Directive:
Find all the lines with "this" and gather them.

Records provided:
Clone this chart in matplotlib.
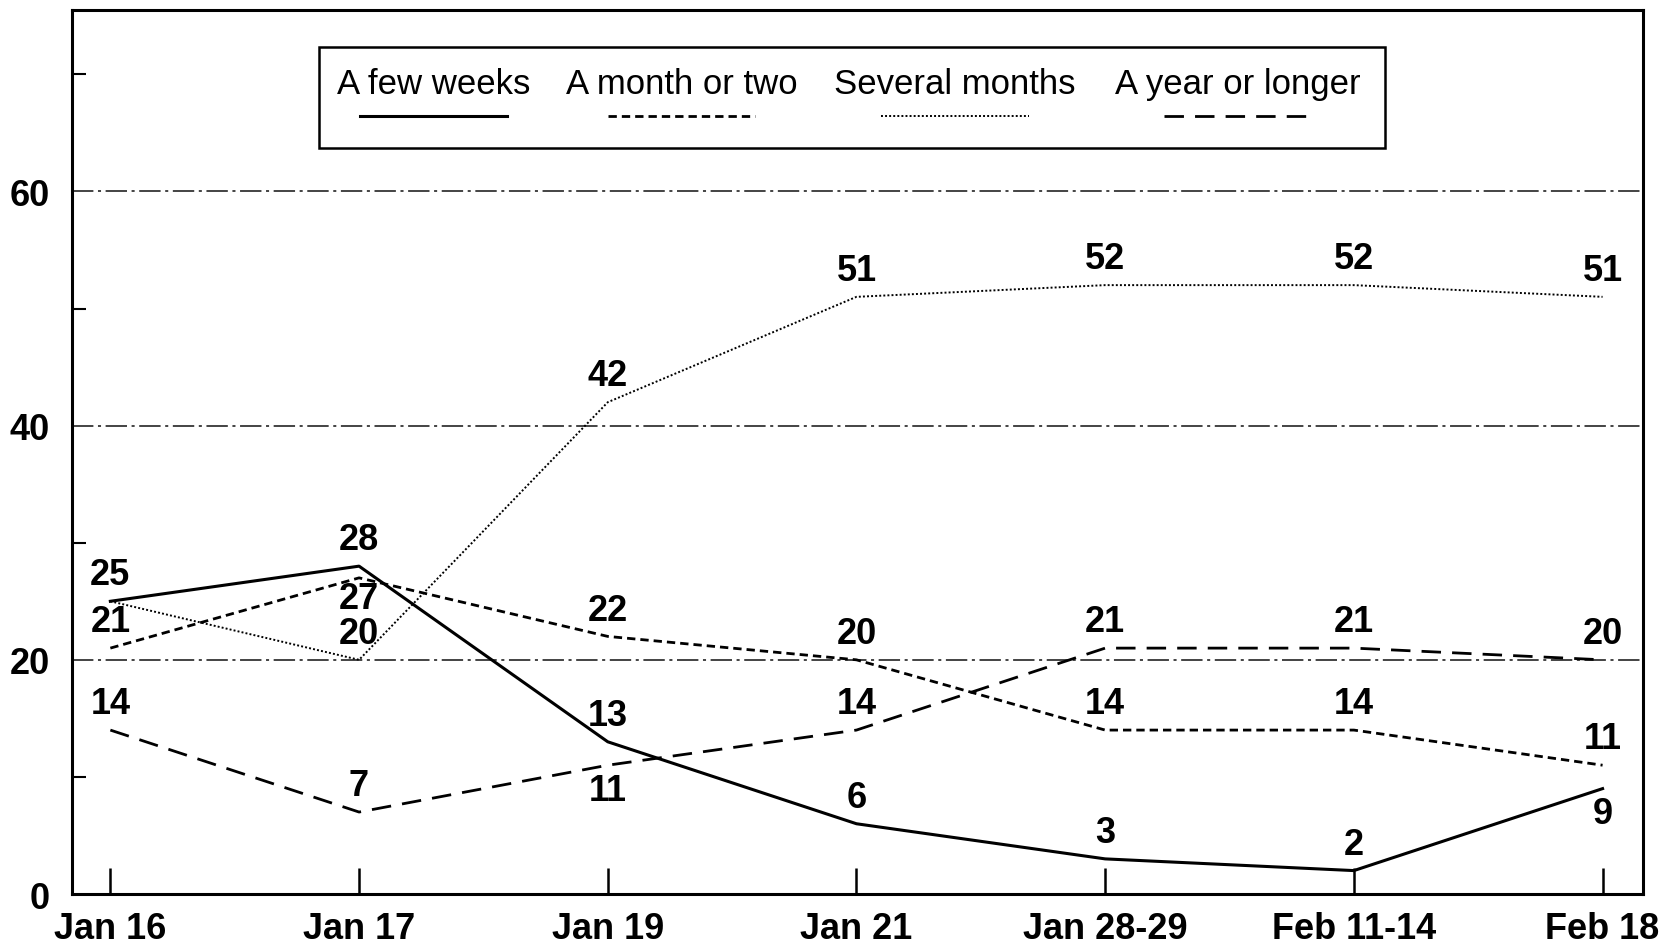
import matplotlib
matplotlib.use("Agg")
import matplotlib.pyplot as plt
from matplotlib.lines import Line2D
from matplotlib.patches import Rectangle

plt.rcParams['font.family'] = ['Liberation Sans', 'DejaVu Sans']

dates = ["Jan 16", "Jan 17", "Jan 19", "Jan 21", "Jan 28-29", "Feb 11-14", "Feb 18"]
few_weeks = [25, 28, 13, 6, 3, 2, 9]
month_or_two = [21, 27, 22, 20, 14, 14, 11]
several_months = [25, 20, 42, 51, 52, 52, 51]
year_or_longer = [14, 7, 11, 14, 21, 21, 20]
names = ["A few weeks", "A month or two", "Several months", "A year or longer"]
series = [few_weeks, month_or_two, several_months, year_or_longer]

# labels that sit under their point instead of above it
below = {(1, 1), (3, 2), (0, 6)}

styles = [
    dict(ls='-', lw=2.2),
    dict(ls=(0, (3, 1.8)), lw=2.0),
    dict(ls=(0, (1, 1.1)), lw=1.4),
    dict(ls=(0, (7, 4)), lw=2.0),
]

fig = plt.figure(figsize=(16.64, 9.45), dpi=100)
ax = fig.add_axes([0.0433, 0.0529, 0.944, 0.9355])

x = list(range(len(dates)))
done = set()
for i, (vals, st) in enumerate(zip(series, styles)):
    ax.plot(x, vals, color='black', **st)
    for j, v in enumerate(vals):
        if (j, v) in done:
            continue
        done.add((j, v))
        dy = -18 if (i, j) in below else 19
        if (i, j) == (1, 1):
            dy = -15
        ax.annotate(str(v), (j, v), xytext=(0, dy), textcoords='offset points',
                    ha='center', va='center', fontsize=26, fontweight='bold')

# dash-dot gridlines
for g in [20, 40, 60]:
    ax.axhline(g, color='#111111', lw=1.1, ls=(0, (14, 3, 2, 3)), zorder=0)

ax.set_xlim(-0.154, 6.162)
ax.set_ylim(0, 75.5)
ax.set_xticks(x)
ax.set_xticklabels(dates, fontsize=26, fontweight='bold')
ax.tick_params(axis='x', direction='in', length=19, width=1.8, pad=12)
ax.set_yticks([0, 20, 40, 60])
ax.set_yticklabels(["0", "20", "40", "60"], fontsize=26, fontweight='bold')
ax.set_yticks([10, 30, 50, 70], minor=True)
ax.tick_params(axis='y', which='major', length=0, pad=16)
ax.tick_params(axis='y', which='minor', direction='in', length=10, width=1.5)
for s in ax.spines.values():
    s.set_linewidth(2.2)

# legend: text on top, line sample under it
ax.add_patch(Rectangle((0.157, 0.844), 0.679, 0.114, transform=ax.transAxes,
                       fill=False, ec='black', lw=1.8, zorder=5))
centers = [0.230, 0.388, 0.562, 0.742]
for c, name, st in zip(centers, names, styles):
    ax.text(c, 0.917, name, transform=ax.transAxes, ha='center', va='center',
            fontsize=25)
    ax.add_line(Line2D([c - 0.047, c + 0.047], [0.880, 0.880], transform=ax.transAxes,
                       color='black', **st))

fig.savefig("out.png", dpi=100)
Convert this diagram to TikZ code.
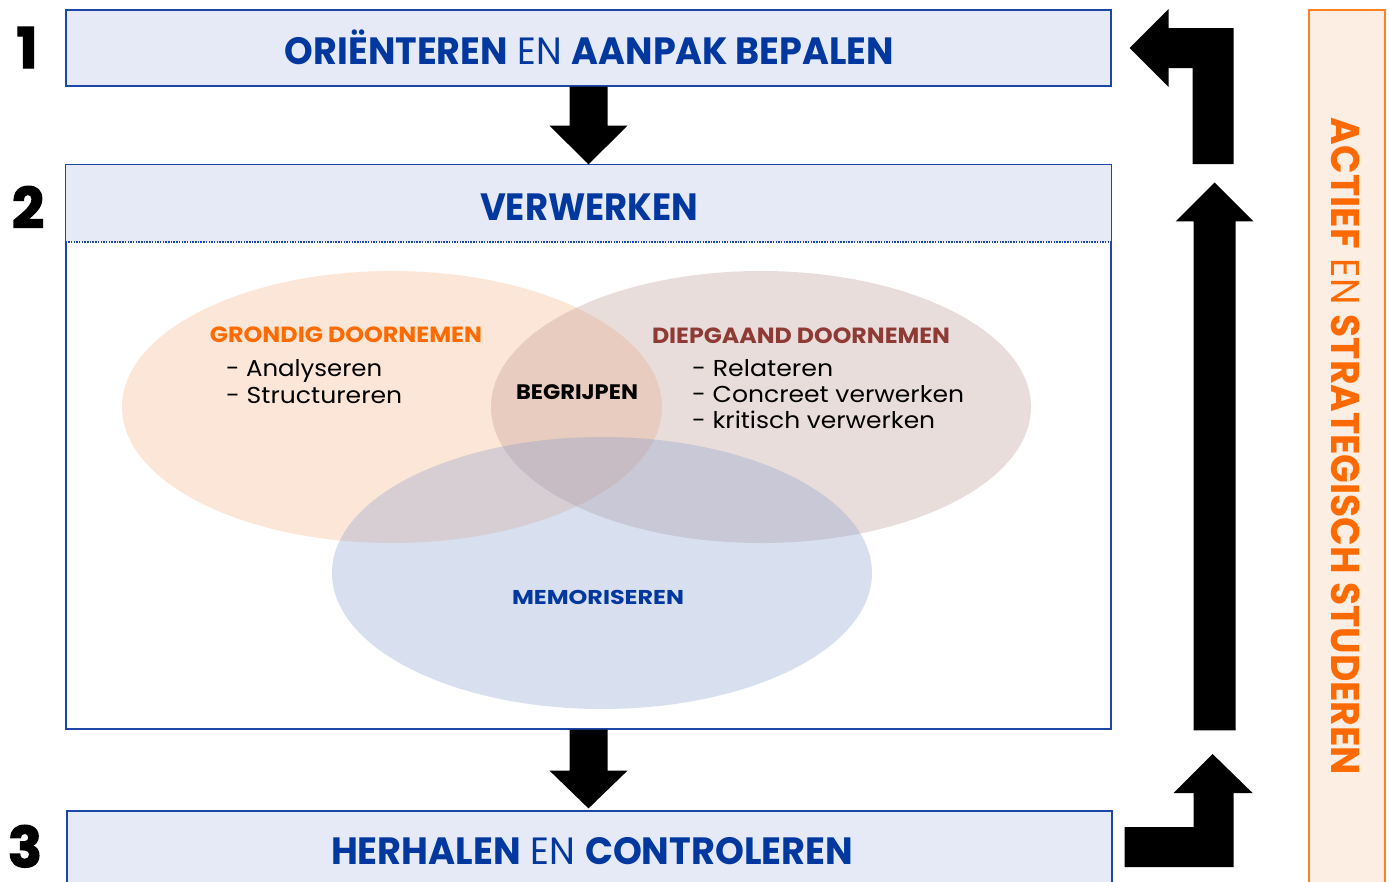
\documentclass[tikz,border=0pt]{standalone}
\usepackage{graphicx}
\usepackage{fontspec}
\setmainfont{Poppins}
\newfontfamily\heavyfont{Poppins}[BoldFeatures={FakeBold=2.5}]
\usetikzlibrary{calc,shapes.geometric}
\definecolor{tblue}{HTML}{0038A0}
\definecolor{bline}{HTML}{1C46A8}
\definecolor{bfill}{HTML}{E6EAF6}
\definecolor{oT}{HTML}{FF6A00}
\definecolor{sfill}{HTML}{FDEEE4}
\definecolor{sline}{HTML}{FF7F27}
\definecolor{brn}{HTML}{8E3B36}
\definecolor{eor}{HTML}{F9B98F}
\definecolor{ebr}{HTML}{B9918A}
\definecolor{ebl}{HTML}{8098CD}
\newcommand{\fitw}[2]{\resizebox{#1}{\height}{#2}}
\tikzset{
  stagebox/.style={draw=bline, line width=1.2pt, fill=bfill, inner sep=0pt, minimum width=1045pt},
  titletxt/.style={text=tblue, anchor=base, inner sep=0pt, font=\fontsize{38}{40}\selectfont},
  numtxt/.style={text=black, anchor=base, inner sep=0pt, font=\heavyfont\bfseries\fontsize{56}{58}\selectfont},
  venn/.style={ellipse, inner sep=0pt, minimum width=540pt, minimum height=272pt, draw=none},
  headtxt/.style={anchor=base, inner sep=0pt, font=\bfseries\fontsize{22}{24}\selectfont},
  listtxt/.style={anchor=base west, inner sep=0pt, text=black, font=\fontsize{23}{26}\selectfont},
  blk/.style={fill=black, draw=none}
}
\begin{document}
\begin{tikzpicture}[x=1pt,y=-1pt]
\useasboundingbox (0,0) rectangle (1389,881);

% side box
\node[draw=sline, line width=1.2pt, fill=sfill, inner sep=0pt, minimum width=76pt, minimum height=880pt] (side) at (1347,450) {};
\node[rotate=-90, text=oT, inner sep=0pt, font=\fontsize{40}{42}\selectfont] (sidetxt) at (1346,446.5)
  {\fitw{657pt}{\textbf{ACTIEF} EN \textbf{STRATEGISCH STUDEREN}}};

% stage 1
\node[stagebox, minimum height=76pt] (b1) at (588.5,48) {};
\node[titletxt] (t1) at (589.5,64) {\fitw{609pt}{\textbf{ORIËNTEREN} EN \textbf{AANPAK BEPALEN}}};

% stage 2
\node[stagebox, fill=white, minimum height=564pt] (b2) at (588.5,447) {};
\fill[bfill] ($(b2.north west)+(0.6,0.6)$) rectangle ($(b2.north east)+(-0.6,78)$);
\draw[bline, line width=2pt, dash pattern=on 1.5pt off 1.2pt] ($(b2.north west)+(0,78)$) -- ($(b2.north east)+(0,78)$);
\node[titletxt] (t2) at (589,220) {\fitw{218pt}{\textbf{VERWERKEN}}};

% venn
\node[venn, fill=eor, fill opacity=.35] (eg) at (392,407) {};
\node[venn, fill=ebr, fill opacity=.3] (ed) at (761,407) {};
\node[venn, fill=ebl, fill opacity=.3] (em) at (602,573) {};

\node[headtxt, text=oT] (hg) at (346,342) {\fitw{272pt}{GRONDIG DOORNEMEN}};
\node[listtxt] (l1) at (226,376) {\fitw{156pt}{- Analyseren}};
\node[listtxt] (l2) at (226,403) {\fitw{176pt}{- Structureren}};
\node[headtxt, text=brn] (hd) at (801,343) {\fitw{298pt}{DIEPGAAND DOORNEMEN}};
\node[listtxt] (r1) at (692,376) {\fitw{141pt}{- Relateren}};
\node[listtxt] (r2) at (692,402) {\fitw{272pt}{- Concreet verwerken}};
\node[listtxt] (r3) at (692,428) {\fitw{243pt}{- kritisch verwerken}};
\node[headtxt, text=black, font=\bfseries\fontsize{21}{23}\selectfont] (hb) at (577,399) {\fitw{122pt}{BEGRIJPEN}};
\node[headtxt, text=tblue, font=\bfseries\fontsize{20}{22}\selectfont] (hm) at (598,604) {\fitw{172pt}{MEMORISEREN}};

\draw[bline, line width=1.2pt] (b2.north west) rectangle (b2.south east);

% stage 3
\node[stagebox, minimum height=84pt] (b3) at (589.5,853) {};
\node[titletxt] (t3) at (592,864) {\fitw{522pt}{\textbf{HERHALEN} EN \textbf{CONTROLEREN}}};

% numbers
\node[numtxt] (n1) at (27,68) {1};
\node[numtxt] (n2) at (28,228) {2};
\node[numtxt] (n3) at (25,867) {3};

% down arrows
\fill[blk] ($(b1.south)+(-19,0)$) -- ($(b1.south)+(-19,39)$) -- ($(b1.south)+(-39,39)$) -- (b2.north)
  -- ($(b1.south)+(39,39)$) -- ($(b1.south)+(19,39)$) -- ($(b1.south)+(19,0)$) -- cycle;
\fill[blk] ($(b2.south)+(-19,0)$) -- ($(b2.south)+(-19,41)$) -- ($(b2.south)+(-39,41)$) -- ($(b3.north)+(-1,-2)$)
  -- ($(b2.south)+(39,41)$) -- ($(b2.south)+(19,41)$) -- ($(b2.south)+(19,0)$) -- cycle;

% right arrows
\coordinate (c1) at (b1.east);
\fill[blk] ($(c1)+(18,0)$) -- ($(c1)+(57,-39)$) -- ($(c1)+(57,-20)$) -- ($(c1)+(122,-20)$) -- ($(c1)+(122,116)$)
  -- ($(c1)+(81,116)$) -- ($(c1)+(81,20)$) -- ($(c1)+(57,20)$) -- ($(c1)+(57,39)$) -- cycle;
\coordinate (c2) at (b2.north east);
\fill[blk] ($(c2)+(103,18)$) -- ($(c2)+(142,57)$) -- ($(c2)+(124,57)$) -- ($(c2)+(124,566)$)
  -- ($(c2)+(82,566)$) -- ($(c2)+(82,57)$) -- ($(c2)+(64,57)$) -- cycle;
\coordinate (c3) at (b3.east);
\fill[blk] ($(c3)+(100,-99)$) -- ($(c3)+(140,-60)$) -- ($(c3)+(121,-60)$) -- ($(c3)+(121,14)$) -- ($(c3)+(12,14)$)
  -- ($(c3)+(12,-26)$) -- ($(c3)+(81,-26)$) -- ($(c3)+(81,-60)$) -- ($(c3)+(61,-60)$) -- cycle;
\end{tikzpicture}
\end{document}
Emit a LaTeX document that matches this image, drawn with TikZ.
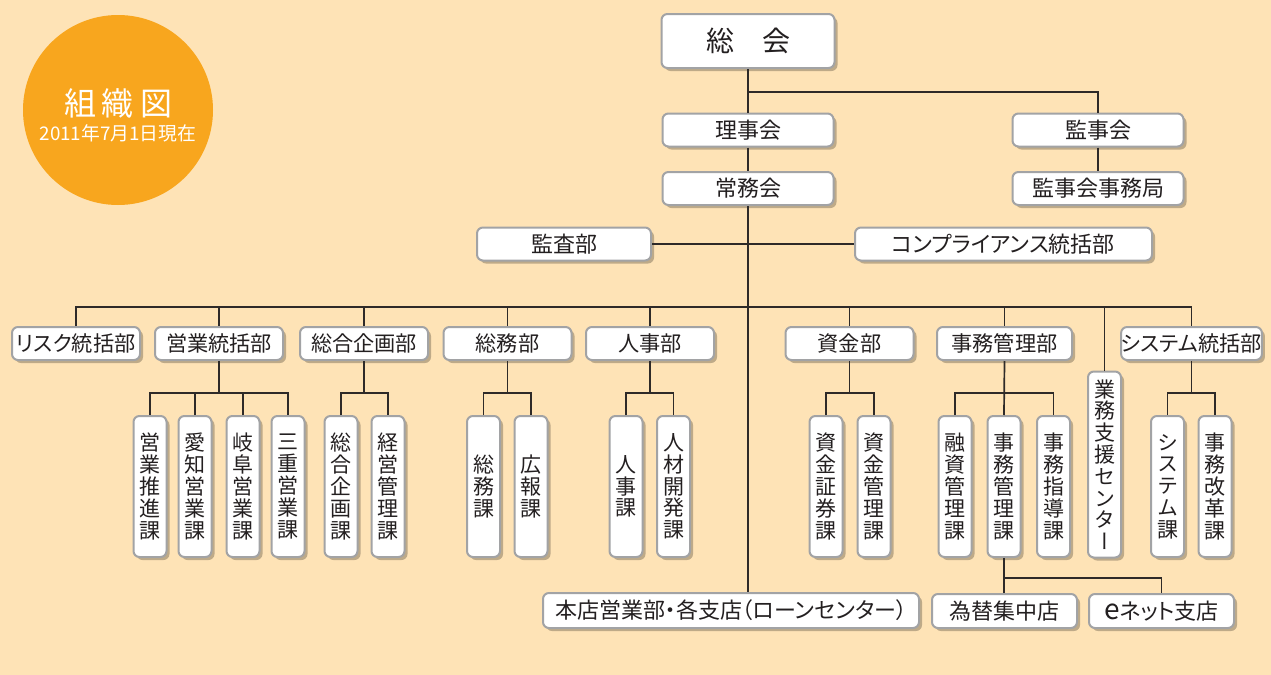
\documentclass[tikz,border=0pt]{standalone}
\usepackage{fontspec}
\setmainfont[RawFeature=+palt]{Noto Sans CJK JP}
\newfontfamily\tatefont[RawFeature=+vert]{Noto Sans CJK JP}
\usetikzlibrary{shadows}

\definecolor{haikei}{HTML}{FEE3B6}
\definecolor{maru}{HTML}{F8A61E}
\definecolor{waku}{HTML}{A2A3A5}
\definecolor{sen}{HTML}{2E2A28}
\definecolor{moji}{HTML}{231F20}

\begin{document}
\begin{tikzpicture}[x=0.5pt, y=-0.5pt,
  box/.style={draw=waku, line width=1pt, fill=white, rounded corners=3pt, inner sep=0pt, text=moji,
    font=\fontsize{11}{11}\selectfont,
    drop shadow={shadow xshift=1.5pt, shadow yshift=-1.5pt, fill=black, opacity=0.25}},
  kai/.style={box, minimum width=85.5pt, minimum height=16.5pt},
  bu/.style={box, minimum width=64pt, minimum height=16.5pt, font=\fontsize{10.6}{10.6}\selectfont},
  ka/.style={box, minimum width=16.5pt, minimum height=70.5pt, align=center,
    font=\tatefont\fontsize{10.5}{10.9}\selectfont},
  line/.style={draw=sen, line width=0.85pt}]

\useasboundingbox (0,0) rectangle (1271,675);
\fill[haikei] (0,0) rectangle (1271,675);

% title circle
\fill[maru] (118,110) circle[radius=47.5pt];
\node[text=white, font=\fontsize{16}{16}\selectfont] (title) at (118,103) {組\hspace{3pt}織\hspace{3pt}図};
\node[text=white, font=\fontsize{9.4}{9.4}\selectfont] (date) at (118,133) {2011年7月1日現在};

% top
\node[box, minimum width=86.5pt, minimum height=27pt, font=\fontsize{14}{14}\selectfont] (soukai) at (748,41) {総　会};
\node[kai] (rijikai) at (748,130) {理事会};
\node[kai] (joumu) at (748,188.5) {常務会};
\node[kai] (kanjikai) at (1098,130) {監事会};
\node[kai] (kanjikyoku) at (1098,188.5) {監事会事務局};
\node[box, minimum width=87pt, minimum height=16.5pt] (kansa) at (564,244) {監査部};
\node[box, minimum width=148.5pt, minimum height=16.5pt] (comp) at (1003.5,244) {コンプライアンス統括部};

% departments
\node[bu] (risk) at (76,343.5) {リスク統括部};
\node[bu] (eigyo) at (219,343.5) {営業統括部};
\node[bu] (kikaku) at (364,343.5) {総合企画部};
\node[bu] (somu) at (507.5,343.5) {総務部};
\node[bu] (jinji) at (650,343.5) {人事部};
\node[bu] (shikin) at (849.5,343.5) {資金部};
\node[bu, minimum width=67.5pt] (jimu) at (1004.5,343.5) {事務管理部};
\node[ka, minimum height=93pt] (shien) at (1104.5,464.5) {業\\務\\支\\援\\セ\\ン\\タ\\ー};
\node[bu, minimum width=68.5pt] (system) at (1191.5,343.5) {システム統括部};

% sections
\node[ka] (e1) at (150,486.5) {営\\業\\推\\進\\課};
\node[ka] (e2) at (195,486.5) {愛\\知\\営\\業\\課};
\node[ka] (e3) at (243,486.5) {岐\\阜\\営\\業\\課};
\node[ka] (e4) at (288,486.5) {三\\重\\営\\業\\課};
\node[ka] (k1) at (341,486.5) {総\\合\\企\\画\\課};
\node[ka] (k2) at (388,486.5) {経\\営\\管\\理\\課};
\node[ka] (s1) at (483.5,486.5) {総\\務\\課};
\node[ka] (s2) at (531,486.5) {広\\報\\課};
\node[ka] (h1) at (626,486.5) {人\\事\\課};
\node[ka] (h2) at (673.5,486.5) {人\\材\\開\\発\\課};
\node[ka] (m1) at (826,486.5) {資\\金\\証\\券\\課};
\node[ka] (m2) at (874,486.5) {資\\金\\管\\理\\課};
\node[ka] (j1) at (955,486.5) {融\\資\\管\\理\\課};
\node[ka] (j2) at (1004,486.5) {事\\務\\管\\理\\課};
\node[ka] (j3) at (1053.5,486.5) {事\\務\\指\\導\\課};
\node[ka] (y1) at (1167.5,486.5) {シ\\ス\\テ\\ム\\課};
\node[ka] (y2) at (1215,486.5) {事\\務\\改\\革\\課};

% bottom
\node[box, minimum width=188pt, minimum height=17.5pt] (honten) at (731,610.5) {本店営業部・各支店（ローンセンター）};
\node[box, minimum width=72.5pt, minimum height=17pt] (kawase) at (1004.5,611) {為替集中店};
\node[box, minimum width=72.5pt, minimum height=17pt] (enet) at (1161.5,611) {{\fontsize{14}{14}\selectfont e}ネット支店};

% connectors
\coordinate (sb) at (748,92);
\coordinate (bb) at (748,307);
\coordinate (eb) at (219,393);
\coordinate (kb) at (364,393);
\coordinate (sob) at (507.5,393);
\coordinate (hb) at (650,393);
\coordinate (mb) at (849.5,393);
\coordinate (jb) at (1004,393);
\coordinate (yb) at (1191.5,393);
\coordinate (tb) at (1004,578);

\draw[line] (soukai.south) -- (rijikai.north);
\draw[line] (sb) -| (kanjikai.north);
\draw[line] (rijikai.south) -- (joumu.north);
\draw[line] (kanjikai.south) -- (kanjikyoku.north);
\draw[line] (kansa.east) -- (comp.west);
\draw[line, line width=1pt] (joumu.south) -- (joumu.south |- honten.north);

\draw[line] (risk.north) |- (bb) -| (system.north);
\foreach \b in {eigyo,kikaku,somu,jinji,shikin,jimu,shien}
  \draw[line] (\b.north) -- (\b.north |- bb);

\draw[line] (eigyo.south) -- (eb);
\draw[line] (e1.north) |- (eb) -| (e4.north);
\draw[line] (e2.north) -- (e2.north |- eb);
\draw[line] (e3.north) -- (e3.north |- eb);
\draw[line] (kikaku.south) -- (kb);
\draw[line] (k1.north) |- (kb) -| (k2.north);
\draw[line] (somu.south) -- (sob);
\draw[line] (s1.north) |- (sob) -| (s2.north);
\draw[line] (jinji.south) -- (hb);
\draw[line] (h1.north) |- (hb) -| (h2.north);
\draw[line] (shikin.south) -- (mb);
\draw[line] (m1.north) |- (mb) -| (m2.north);
\draw[line] (jimu.south) -- (j2.north);
\draw[line] (j1.north) |- (jb) -| (j3.north);
\draw[line] (system.south) -- (yb);
\draw[line] (y1.north) |- (yb) -| (y2.north);

\draw[line] (j2.south) -- (j2.south |- kawase.north);
\draw[line] (tb) -| (enet.north);

\end{tikzpicture}
\end{document}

Final result:
Clone this chart in matplotlib.
Convert this diagram to TikZ code.
Emit a LaTeX document that matches this image, drawn with TikZ.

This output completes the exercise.